Deutsche Bank (DBKGn.DE) shares tumbled on Monday following a surprise fourth-quarter loss due to a steep drop in debt trading revenues and heavy litigation and restructuring costs that prompted the bank to warn of a challenging 2014.
Germany’s biggest bank said revenue at its important debt-trading division, fell 31 percent in the quarter, a much bigger drop than at U.S. rivals, which have also suffered from sluggish fixed-income trading. Deutsche’s bond trading business is one of its biggest and contributed 73 percent of total trading revenue in 2013, the bank said.
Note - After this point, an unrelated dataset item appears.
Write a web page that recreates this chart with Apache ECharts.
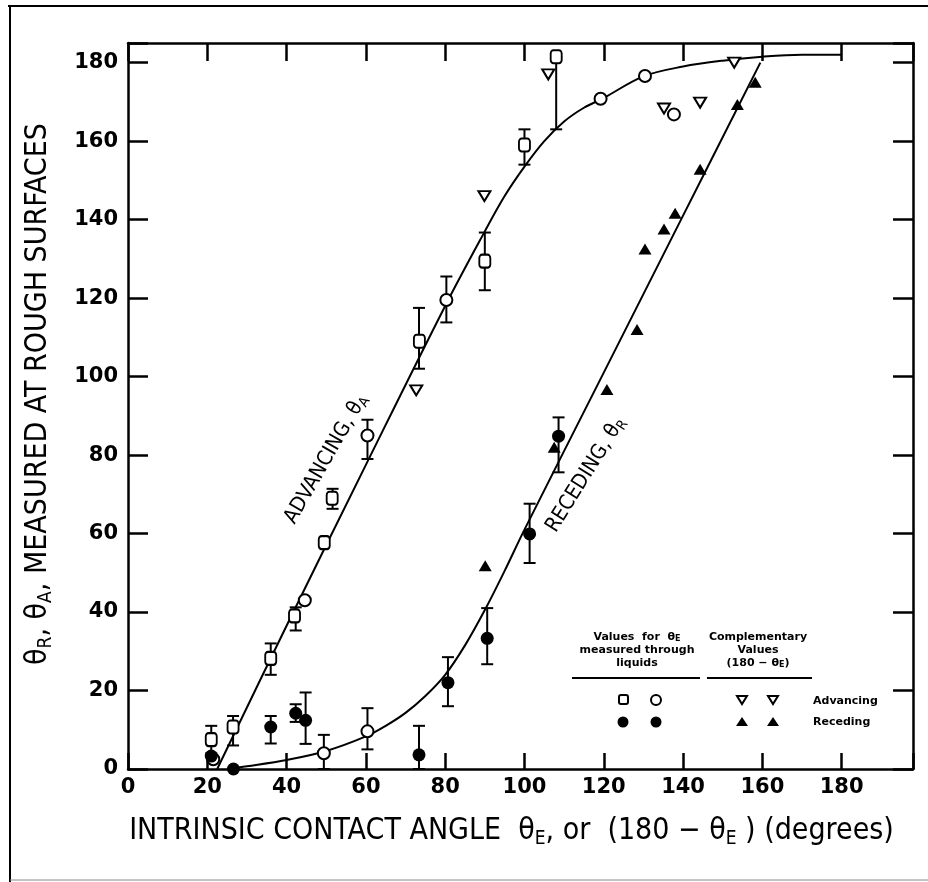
<!DOCTYPE html>
<html>
<head>
<meta charset="utf-8">
<script src="https://cdn.jsdelivr.net/npm/echarts@6/dist/echarts.min.js"></script>
<style>
  html, body { margin: 0; padding: 0; background: #fff; }
  #chart { width: 928px; height: 882px; }
</style>
</head>
<body>
<div id="chart"></div>
<script>
// advancing, measured through liquids (open squares / open circles)
var sqX = [21, 26.5, 36, 42, 49.5, 51.5, 73.5, 90, 100, 108];
var sqY = [7.5, 10.7, 28.2, 39, 57.7, 69, 109, 129.4, 159, 181.5];
var circX = [21.5, 44.6, 60.4, 80.3, 119.2, 130.4, 137.7, 49.4, 60.4];
var circY = [2.5, 43, 85, 119.5, 170.8, 176.6, 166.8, 4, 9.6];

// receding, measured through liquids (filled circles)
var dotX = [21, 26.6, 36, 42.3, 44.8, 73.4, 80.7, 90.6, 101.3, 108.6];
var dotY = [3.3, 0, 10.7, 14.2, 12.4, 3.6, 22, 33.3, 59.9, 84.8];

// complementary values (180 - theta_E)
var advCompX = [72.7, 89.9, 106, 135.2, 144.3, 152.9];
var advCompY = [96.5, 146, 177, 168.3, 169.8, 180];
var recCompX = [90.1, 107.5, 120.8, 128.4, 130.4, 135.2, 138, 144.3, 153.7, 158.2];
var recCompY = [51.8, 82, 96.7, 112, 132.5, 137.6, 141.6, 152.8, 169.3, 175];

// error bars
var errX  = [21, 26.5, 36, 36, 42.3, 42.3, 44.8, 49.4, 51.6, 60.4, 60.4, 73.4, 73.4, 80.3, 80.7, 90, 90.6, 100, 101.3, 108, 108.6];
var errLo = [4, 6, 24, 6.5, 35.3, 12, 6.4, 0, 66.3, 79, 5, 0, 102, 113.8, 16, 122, 26.7, 154, 52.5, 163, 75.6];
var errHi = [11, 13.5, 32, 13.5, 41.2, 16.5, 19.5, 8.7, 71.4, 89, 15.5, 11, 117.5, 125.5, 28.5, 136.7, 41, 163, 67.6, 181.5, 89.6];

// fitted curves
var advCurveX = [22.5, 40, 60, 80, 90, 95, 100, 105, 110, 115, 120, 130, 140, 150, 160, 170, 180];
var advCurveY = [0, 36.5, 77.5, 118, 137, 146, 153.5, 160, 165, 168.5, 171, 176.5, 179, 180.5, 181.5, 182, 182];
var recCurveX = [25, 30, 40, 50, 60, 65, 70, 75, 80, 85, 90, 95, 100, 120, 140, 159.5];
var recCurveY = [0, 0.7, 2.3, 4.6, 8.3, 11, 14.3, 18.6, 24, 31.5, 40.5, 50.5, 61, 101, 141, 180];

var xTicks = [0, 20, 40, 60, 80, 100, 120, 140, 160, 180];
var yTicks = [0, 20, 40, 60, 80, 100, 120, 140, 160, 180];

function pairs(xs, ys) { return xs.map(function (x, i) { return [x, ys[i]]; }); }

var tickFont = 'DejaVu Sans';
var titleFont = "'Liberation Sans Narrow', 'DejaVu Sans Condensed', 'Liberation Sans', sans-serif";
var legFont = 'bold 11px "DejaVu Sans"';

var chart = echarts.init(document.getElementById('chart'), null, { renderer: 'canvas' });

var axisLine = { onZero: false, lineStyle: { color: '#000', width: 2.5 } };
var tickFmt = function (list) {
  return function (v) { return list.indexOf(v) >= 0 ? String(v) : ''; };
};

var openStyle = { color: '#fff', borderColor: '#000', borderWidth: 2, opacity: 1 };
var solidStyle = { color: '#000', opacity: 1 };

var titleRich = {
  t: { fontFamily: titleFont, fontSize: 30, color: '#000', lineHeight: 36 },
  s: { fontFamily: titleFont, fontSize: 19, color: '#000', lineHeight: 19, verticalAlign: 'bottom' }
};

function legText(x, y, txt, align) {
  return {
    type: 'text', x: x, y: y, silent: true,
    style: {
      text: txt, font: legFont, align: align || 'center', verticalAlign: 'middle', fill: '#000',
      rich: { s: { font: 'bold 8px "DejaVu Sans"', verticalAlign: 'bottom', fill: '#000' } }
    }
  };
}

option = {
  backgroundColor: '#fff',
  animation: false,
  grid: { left: 128, right: 15, top: 43, bottom: 113 },
  xAxis: [
    {
      type: 'value', min: 0, max: 198, interval: 20,
      axisLine: axisLine,
      axisTick: { inside: true, length: 16, lineStyle: { color: '#000', width: 2.5 } },
      axisLabel: { formatter: tickFmt(xTicks), color: '#000', fontFamily: tickFont, fontWeight: 'bold', fontSize: 21, margin: 8 },
      splitLine: { show: false },
      name: '{t|INTRINSIC CONTACT ANGLE  θ}{s|E}{t|, or  (180 − θ}{s|E}{t| ) (degrees)}',
      nameLocation: 'middle', nameGap: 44,
      nameTextStyle: { rich: titleRich, padding: [0, 18, 0, 0] }
    },
    {
      type: 'value', min: 0, max: 198, interval: 20, position: 'top',
      axisLine: axisLine,
      axisTick: { inside: true, length: 18, lineStyle: { color: '#000', width: 2.5 } },
      axisLabel: { show: false }, splitLine: { show: false }
    }
  ],
  yAxis: [
    {
      type: 'value', min: 0, max: 185, interval: 20,
      axisLine: axisLine,
      axisTick: { inside: true, length: 20, lineStyle: { color: '#000', width: 2.5 } },
      axisLabel: { formatter: tickFmt(yTicks), color: '#000', fontFamily: tickFont, fontWeight: 'bold', fontSize: 21, margin: 10 },
      splitLine: { show: false },
      name: '{t|θ}{s|R}{t|, θ}{s|A}{t|, MEASURED AT ROUGH SURFACES}',
      nameLocation: 'middle', nameGap: 72, nameRotate: 90,
      nameTextStyle: { rich: titleRich, padding: [0, 0, 0, 24] }
    },
    {
      type: 'value', min: 0, max: 185, interval: 20, position: 'right',
      axisLine: axisLine,
      axisTick: { inside: true, length: 20, lineStyle: { color: '#000', width: 2.5 } },
      axisLabel: { show: false }, splitLine: { show: false }
    }
  ],
  series: [
    {
      name: 'advancing curve', type: 'line', smooth: 0.35, symbol: 'none',
      lineStyle: { color: '#000', width: 2 },
      data: pairs(advCurveX, advCurveY), z: 2
    },
    {
      name: 'receding curve', type: 'line', smooth: 0.35, symbol: 'none',
      lineStyle: { color: '#000', width: 2 },
      data: pairs(recCurveX, recCurveY), z: 2
    },
    {
      name: 'error', type: 'custom', z: 3,
      data: errX.map(function (x, i) { return [x, errLo[i], errHi[i]]; }),
      encode: { x: 0, y: [1, 2] },
      renderItem: function (params, api) {
        var x = api.value(0);
        var lo = api.coord([x, api.value(1)]);
        var hi = api.coord([x, api.value(2)]);
        var w = 6;
        var st = { stroke: '#000', lineWidth: 2 };
        return {
          type: 'group',
          children: [
            { type: 'line', shape: { x1: hi[0], y1: hi[1], x2: lo[0], y2: lo[1] }, style: st },
            { type: 'line', shape: { x1: hi[0] - w, y1: hi[1], x2: hi[0] + w, y2: hi[1] }, style: st },
            { type: 'line', shape: { x1: lo[0] - w, y1: lo[1], x2: lo[0] + w, y2: lo[1] }, style: st }
          ]
        };
      }
    },
    {
      name: 'adv sq', type: 'scatter', symbol: 'roundRect', symbolSize: [11, 13], z: 5,
      itemStyle: openStyle, data: pairs(sqX, sqY)
    },
    {
      name: 'adv circ', type: 'scatter', symbol: 'circle', symbolSize: 12, z: 5,
      itemStyle: openStyle, data: pairs(circX, circY)
    },
    {
      name: 'rec dot', type: 'scatter', symbol: 'circle', symbolSize: 13, z: 5,
      itemStyle: solidStyle, data: pairs(dotX, dotY)
    },
    {
      name: 'adv comp', type: 'scatter', symbol: 'triangle', symbolRotate: 180, symbolSize: [12, 10], z: 5,
      itemStyle: openStyle, data: pairs(advCompX, advCompY)
    },
    {
      name: 'rec comp', type: 'scatter', symbol: 'triangle', symbolSize: [13, 11], z: 5,
      itemStyle: solidStyle, data: pairs(recCompX, recCompY)
    },
    {
      name: 'labels', type: 'scatter', symbolSize: 0, z: 6, silent: true,
      itemStyle: { opacity: 1 },
      data: [
        { value: [50, 79], label: { rotate: 60, formatter: '{t|ADVANCING, θ}{s|A}' } },
        { value: [115.5, 75], label: { rotate: 58, formatter: '{t|RECEDING, θ}{s|R}' } }
      ],
      label: {
        show: true, position: 'inside', opacity: 1, color: '#000',
        rich: {
          t: { fontFamily: titleFont, fontSize: 21, color: '#000', lineHeight: 24 },
          s: { fontFamily: titleFont, fontSize: 14, color: '#000', lineHeight: 14, verticalAlign: 'bottom' }
        }
      }
    }
  ],
  graphic: [
    // outer frame
    { type: 'line', shape: { x1: 10, y1: 6, x2: 10, y2: 882 }, style: { stroke: '#000', lineWidth: 2 } },
    { type: 'line', shape: { x1: 8, y1: 6, x2: 928, y2: 6 }, style: { stroke: '#000', lineWidth: 2 } },
    { type: 'line', shape: { x1: 10, y1: 880, x2: 928, y2: 880 }, style: { stroke: '#888', lineWidth: 1 } },
    // legend table
    legText(637, 637, 'Values  for  θ{s|E}'),
    legText(637, 650, 'measured through'),
    legText(637, 663, 'liquids'),
    legText(758, 637, 'Complementary'),
    legText(758, 650, 'Values'),
    legText(758, 663, '(180 − θ{s|E})'),
    { type: 'line', silent: true, shape: { x1: 572, y1: 678, x2: 700, y2: 678 }, style: { stroke: '#000', lineWidth: 2 } },
    { type: 'line', silent: true, shape: { x1: 707, y1: 678, x2: 812, y2: 678 }, style: { stroke: '#000', lineWidth: 2 } },
    // advancing row
    { type: 'rect', silent: true, shape: { x: 619, y: 695, width: 9, height: 9, r: 2 }, style: { fill: '#fff', stroke: '#000', lineWidth: 2 } },
    { type: 'circle', silent: true, shape: { cx: 656, cy: 700, r: 5 }, style: { fill: '#fff', stroke: '#000', lineWidth: 2 } },
    { type: 'polygon', silent: true, shape: { points: [[737, 696], [747, 696], [742, 704]] }, style: { fill: '#fff', stroke: '#000', lineWidth: 2 } },
    { type: 'polygon', silent: true, shape: { points: [[768, 696], [778, 696], [773, 704]] }, style: { fill: '#fff', stroke: '#000', lineWidth: 2 } },
    legText(813, 701, 'Advancing', 'left'),
    // receding row
    { type: 'circle', silent: true, shape: { cx: 623, cy: 722, r: 5.5 }, style: { fill: '#000' } },
    { type: 'circle', silent: true, shape: { cx: 656, cy: 722, r: 5.5 }, style: { fill: '#000' } },
    { type: 'polygon', silent: true, shape: { points: [[736, 726], [748, 726], [742, 717]] }, style: { fill: '#000' } },
    { type: 'polygon', silent: true, shape: { points: [[767, 726], [779, 726], [773, 717]] }, style: { fill: '#000' } },
    legText(813, 722, 'Receding', 'left')
  ]
};

chart.setOption(option);
</script>
</body>
</html>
The unexpected loss is likely to compound problems that have dogged the bank over the past year, which include a list of lawsuits and regulatory wrangles. It will also increase pressure on co-chief executives Anshu Jain and Juergen Fitschen to overhaul the group, including pushing through a culture change.
Deutsche’s bond trading slump highlights the impact of a debt market slowdown in anticipation of an end to the U.S. Federal Reserve’s bond buying to help the U.S. economy.
But bond trading revenues at other big investment banks have not fallen as sharply as at Deutsche. At Goldman Sachs (GS.N) and Citi (C.N), for example, revenue from bond trading fell 11 percent and 15 percent respectively in the fourth quarter.